▶ Code that draws figures:
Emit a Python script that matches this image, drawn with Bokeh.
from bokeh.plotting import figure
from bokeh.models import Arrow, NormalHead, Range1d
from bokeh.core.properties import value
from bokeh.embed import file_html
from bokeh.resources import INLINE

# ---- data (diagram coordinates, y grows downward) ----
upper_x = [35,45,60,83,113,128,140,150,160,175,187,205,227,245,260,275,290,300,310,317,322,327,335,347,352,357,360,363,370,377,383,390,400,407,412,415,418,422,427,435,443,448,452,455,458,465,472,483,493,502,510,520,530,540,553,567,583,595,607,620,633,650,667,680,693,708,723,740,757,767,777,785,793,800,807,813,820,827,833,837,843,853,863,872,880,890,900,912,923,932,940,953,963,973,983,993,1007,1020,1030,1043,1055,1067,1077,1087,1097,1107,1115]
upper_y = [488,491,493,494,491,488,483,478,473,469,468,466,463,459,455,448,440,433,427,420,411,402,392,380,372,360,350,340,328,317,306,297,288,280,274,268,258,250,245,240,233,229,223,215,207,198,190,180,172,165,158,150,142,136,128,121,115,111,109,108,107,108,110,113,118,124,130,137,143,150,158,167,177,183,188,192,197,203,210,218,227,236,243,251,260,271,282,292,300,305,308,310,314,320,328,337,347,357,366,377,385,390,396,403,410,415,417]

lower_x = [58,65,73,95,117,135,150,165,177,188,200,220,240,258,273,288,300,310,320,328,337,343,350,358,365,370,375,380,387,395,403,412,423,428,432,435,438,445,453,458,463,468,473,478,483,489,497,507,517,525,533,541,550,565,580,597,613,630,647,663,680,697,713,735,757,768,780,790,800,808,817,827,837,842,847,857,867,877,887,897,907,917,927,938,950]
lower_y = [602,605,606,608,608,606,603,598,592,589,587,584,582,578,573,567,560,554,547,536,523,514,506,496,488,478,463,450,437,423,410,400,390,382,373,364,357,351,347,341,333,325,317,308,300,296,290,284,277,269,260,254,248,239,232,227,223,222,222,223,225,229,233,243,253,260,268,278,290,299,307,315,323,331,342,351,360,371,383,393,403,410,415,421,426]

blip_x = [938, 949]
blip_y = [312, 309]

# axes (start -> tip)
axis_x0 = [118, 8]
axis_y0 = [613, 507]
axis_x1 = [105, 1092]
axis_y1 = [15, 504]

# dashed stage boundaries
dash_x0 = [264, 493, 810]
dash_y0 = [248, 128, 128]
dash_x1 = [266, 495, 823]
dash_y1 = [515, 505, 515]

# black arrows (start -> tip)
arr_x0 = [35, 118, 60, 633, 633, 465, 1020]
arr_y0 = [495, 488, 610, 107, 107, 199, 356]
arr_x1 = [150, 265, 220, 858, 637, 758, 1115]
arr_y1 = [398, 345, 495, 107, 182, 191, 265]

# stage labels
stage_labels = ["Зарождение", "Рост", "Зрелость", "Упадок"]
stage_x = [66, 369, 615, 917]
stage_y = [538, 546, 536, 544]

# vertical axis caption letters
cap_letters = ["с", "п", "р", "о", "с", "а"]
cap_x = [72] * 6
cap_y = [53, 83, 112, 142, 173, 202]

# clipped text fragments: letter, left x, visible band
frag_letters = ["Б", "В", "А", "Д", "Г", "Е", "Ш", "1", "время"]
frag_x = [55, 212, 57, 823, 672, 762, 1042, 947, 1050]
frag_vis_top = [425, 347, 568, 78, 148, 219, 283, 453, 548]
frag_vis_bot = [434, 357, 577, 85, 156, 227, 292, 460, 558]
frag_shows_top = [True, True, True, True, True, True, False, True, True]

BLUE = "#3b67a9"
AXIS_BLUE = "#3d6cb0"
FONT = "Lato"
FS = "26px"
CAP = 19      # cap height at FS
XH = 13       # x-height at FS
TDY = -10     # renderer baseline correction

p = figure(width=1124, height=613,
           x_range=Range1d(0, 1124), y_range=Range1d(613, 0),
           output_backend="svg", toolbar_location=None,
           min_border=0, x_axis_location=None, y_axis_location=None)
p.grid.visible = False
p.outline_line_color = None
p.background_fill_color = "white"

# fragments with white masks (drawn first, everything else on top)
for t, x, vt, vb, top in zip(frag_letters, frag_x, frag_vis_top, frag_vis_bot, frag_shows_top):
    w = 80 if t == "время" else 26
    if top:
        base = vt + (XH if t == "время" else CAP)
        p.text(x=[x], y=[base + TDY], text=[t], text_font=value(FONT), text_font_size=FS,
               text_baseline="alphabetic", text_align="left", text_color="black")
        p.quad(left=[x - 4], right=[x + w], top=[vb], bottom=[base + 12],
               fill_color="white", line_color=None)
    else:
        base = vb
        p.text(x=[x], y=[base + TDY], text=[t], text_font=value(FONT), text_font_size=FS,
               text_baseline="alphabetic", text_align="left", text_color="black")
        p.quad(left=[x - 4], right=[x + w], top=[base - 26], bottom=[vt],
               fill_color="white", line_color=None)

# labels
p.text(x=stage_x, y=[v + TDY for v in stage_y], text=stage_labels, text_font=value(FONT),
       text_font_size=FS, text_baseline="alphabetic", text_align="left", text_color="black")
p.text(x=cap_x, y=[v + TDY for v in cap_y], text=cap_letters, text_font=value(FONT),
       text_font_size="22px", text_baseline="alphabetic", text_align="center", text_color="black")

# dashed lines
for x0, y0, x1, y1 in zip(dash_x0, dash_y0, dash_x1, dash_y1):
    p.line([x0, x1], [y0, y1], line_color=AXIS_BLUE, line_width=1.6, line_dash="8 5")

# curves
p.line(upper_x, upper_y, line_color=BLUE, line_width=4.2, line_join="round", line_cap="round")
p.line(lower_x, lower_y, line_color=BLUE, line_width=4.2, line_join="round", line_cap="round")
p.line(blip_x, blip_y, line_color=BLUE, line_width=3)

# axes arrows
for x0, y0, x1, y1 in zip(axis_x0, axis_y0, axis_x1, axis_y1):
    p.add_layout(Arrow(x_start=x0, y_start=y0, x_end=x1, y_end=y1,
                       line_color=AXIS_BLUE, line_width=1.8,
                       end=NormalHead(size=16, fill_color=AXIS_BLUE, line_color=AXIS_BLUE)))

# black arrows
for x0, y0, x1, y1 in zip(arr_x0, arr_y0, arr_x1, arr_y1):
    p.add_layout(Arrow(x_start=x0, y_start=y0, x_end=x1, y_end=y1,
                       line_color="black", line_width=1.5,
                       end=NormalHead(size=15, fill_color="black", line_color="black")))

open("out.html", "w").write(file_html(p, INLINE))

--

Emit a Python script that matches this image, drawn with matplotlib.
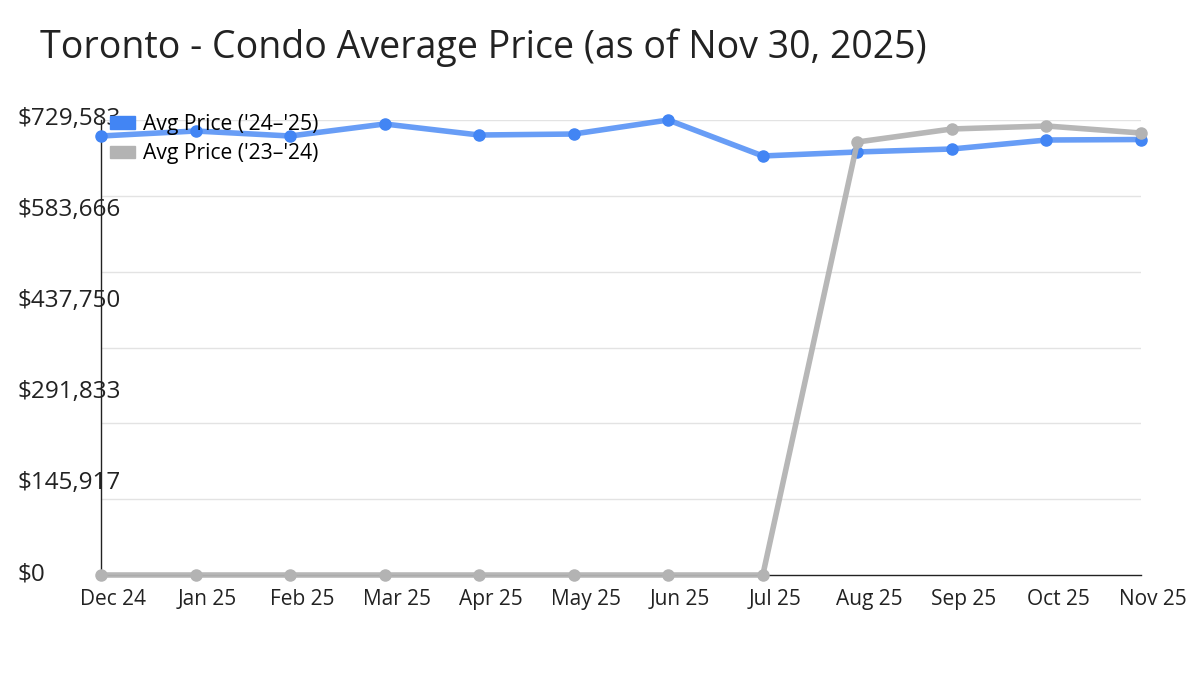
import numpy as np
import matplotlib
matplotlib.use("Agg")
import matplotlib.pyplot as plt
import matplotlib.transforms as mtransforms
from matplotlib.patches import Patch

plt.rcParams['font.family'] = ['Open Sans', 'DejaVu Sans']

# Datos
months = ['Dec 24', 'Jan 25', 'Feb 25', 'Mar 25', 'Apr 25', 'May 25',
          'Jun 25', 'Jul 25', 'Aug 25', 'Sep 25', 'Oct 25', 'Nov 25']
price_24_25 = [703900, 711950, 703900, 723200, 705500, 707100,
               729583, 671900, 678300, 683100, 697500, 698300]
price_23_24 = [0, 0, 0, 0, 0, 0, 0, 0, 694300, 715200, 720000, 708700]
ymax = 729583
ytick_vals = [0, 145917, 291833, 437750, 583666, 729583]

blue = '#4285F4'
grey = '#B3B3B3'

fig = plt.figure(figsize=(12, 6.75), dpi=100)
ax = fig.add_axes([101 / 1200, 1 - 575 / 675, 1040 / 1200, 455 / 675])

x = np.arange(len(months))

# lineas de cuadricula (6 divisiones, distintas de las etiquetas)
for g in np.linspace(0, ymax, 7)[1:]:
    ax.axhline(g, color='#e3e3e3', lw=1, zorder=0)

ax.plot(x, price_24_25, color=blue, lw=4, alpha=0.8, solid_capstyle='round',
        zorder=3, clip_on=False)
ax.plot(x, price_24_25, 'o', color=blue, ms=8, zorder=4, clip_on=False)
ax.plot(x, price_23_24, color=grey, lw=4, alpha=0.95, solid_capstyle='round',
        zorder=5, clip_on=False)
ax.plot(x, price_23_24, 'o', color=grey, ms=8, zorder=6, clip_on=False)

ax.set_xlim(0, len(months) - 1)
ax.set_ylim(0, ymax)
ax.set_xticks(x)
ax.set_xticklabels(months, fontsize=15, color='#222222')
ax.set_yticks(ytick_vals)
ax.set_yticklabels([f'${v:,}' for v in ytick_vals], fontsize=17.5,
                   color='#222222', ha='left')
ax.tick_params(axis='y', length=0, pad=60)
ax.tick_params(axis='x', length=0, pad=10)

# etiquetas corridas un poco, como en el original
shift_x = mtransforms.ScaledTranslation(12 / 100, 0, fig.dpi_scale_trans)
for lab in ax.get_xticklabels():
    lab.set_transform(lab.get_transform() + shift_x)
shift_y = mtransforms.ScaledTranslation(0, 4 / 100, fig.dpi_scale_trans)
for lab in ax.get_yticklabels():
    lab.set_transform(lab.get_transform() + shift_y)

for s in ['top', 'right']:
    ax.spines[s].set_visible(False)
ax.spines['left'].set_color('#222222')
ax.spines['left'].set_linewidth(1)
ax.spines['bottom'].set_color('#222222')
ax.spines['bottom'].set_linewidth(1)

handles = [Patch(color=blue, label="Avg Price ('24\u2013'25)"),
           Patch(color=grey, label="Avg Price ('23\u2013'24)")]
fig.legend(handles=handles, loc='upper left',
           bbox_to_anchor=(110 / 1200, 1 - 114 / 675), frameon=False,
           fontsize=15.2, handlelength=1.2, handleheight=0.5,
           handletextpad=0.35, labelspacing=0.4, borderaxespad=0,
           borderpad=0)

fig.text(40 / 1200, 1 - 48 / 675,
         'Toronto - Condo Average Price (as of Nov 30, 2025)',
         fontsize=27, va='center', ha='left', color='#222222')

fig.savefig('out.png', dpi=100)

▶ EXERCISE DESCRIPTION:
Taking the entries above, extract every line from the one bearing "drawn with matplotlib." through the one bearing "plt.rcParams['font.family'] = ['Open", exactly, with no pictures.

▶ PROBLEM SOLUTION:
Emit a Python script that matches this image, drawn with matplotlib.
import numpy as np
import matplotlib
matplotlib.use("Agg")
import matplotlib.pyplot as plt
import matplotlib.transforms as mtransforms
from matplotlib.patches import Patch

plt.rcParams['font.family'] = ['Open Sans', 'DejaVu Sans']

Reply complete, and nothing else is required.